Sólo 37% de los mexicanos cree que la democracia es preferible a un Gobierno autoritario
El rijoso y populista Rafael Correa en Ecuador es más apreciado por su pueblo que Michelle Bachelet en Chile o Dilma Rousseff en Brasil. Barack Obama apenas supera la cota de 40%, ligeramente superior a lo que inspira su colega mexicano, Enrique Peña Nieto. Se dirá que las encuestas de popularidad son una herramienta muy poco fiable para evaluar la calidad de una administración y su habilidad para conseguir el bienestar de una comunidad. De acuerdo, pero es, junto a los resultados electorales y la expresión de la opinión pública en los foros y en las calles, los termómetros que tenemos para conocer la relación entre gobernante y gobernados.
La afirmación de Frank Underwood de que los pueblos prefieren presidentes fuertes que presidentes honrados es dura, pero parecería coincidir con los resultados del Latinobarómetro destinado a conocer las actitudes de los ciudadanos frente a la democracia. En el último reporte, de 2013, sólo 37% de los mexicanos cree que la democracia es preferible a un Gobierno autoritario. Peor aún, un 16% expresa que preferiría un Gobierno autoritario (al resto le da lo mismo o prefiere no contestar).
Me da la impresión de que en Los Pinos han estado viendo la serie House of Cards o, que en todo caso, han llegado a la misma conclusión. Los esfuerzos del Gobierno de Peña Nieto para mostrar una voluntad de cambio frente a la corrupción y en respuesta a los escándalos de los últimos meses son tibios y desangelados. Sus diez anodinos puntos para combatir a la corrupción o la designación de un amigo y subordinado en el ministerio que investiga la limpieza de su Gobierno revelan la escasa importancia que el tema les merece. Más aún, llama la atención que ni siquiera hay la intención de proyectar la imagen de un Gobierno verdaderamente preocupado por la honestidad. Son actos protocolarios que el fondo no intentan convencer a nadie.
Putin encarna la prueba de que las personas de a pie prefieren un líder poderoso antes que honesto
En cambio, resultan evidente los esfuerzos que se realizan para otorgar a la presidencia mayor poder. El Ejecutivo está inmerso en un cruzada para recuperar protagonismo frente a otros actores políticos. Con la ayuda del Partido Verde se busca el mayoriteo en el Congreso para convertirlo en extensión de la voluntad presidencial; hace tiempo que dejó de preocuparles cubrir las formas frente a las minorías parlamentarias.

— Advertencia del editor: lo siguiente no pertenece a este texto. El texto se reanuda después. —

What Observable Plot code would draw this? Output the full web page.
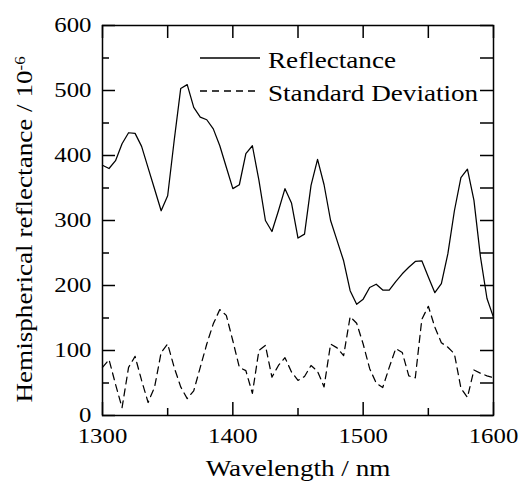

La propuesta de Peña Nieto para la Suprema Corte de su embajador en Estados Unidos y exprocurador Eduardo Medina Mora revela que en su ánimo la llamada autonomía del poder judicial no es un objetivo democrático sino un estorbo. La forma en que se ha intentado desmantelar de ciudadanos el control del Instituto Nacional Electoral a través del bloque priista de consejeros muestra el deseo de poner fin a los residuos de la llamada primavera democrática que trajo la alternancia. Los esfuerzos por poner fin a las tibios progresos que se habían logrado en materia de transparencia dan cuenta de este empeño de otorgar a la institución presidencial mayor poder político y más margen de maniobra.
Es lamentable, aunque entendible, que a los gobernantes les incomoden las prácticas democráticas; más alarmante aún es que los ciudadanos comiencen a comprarse los argumentos de Frank Underwood. Con House of Cards podemos apagar la televisión y punto. Con la realidad nunca.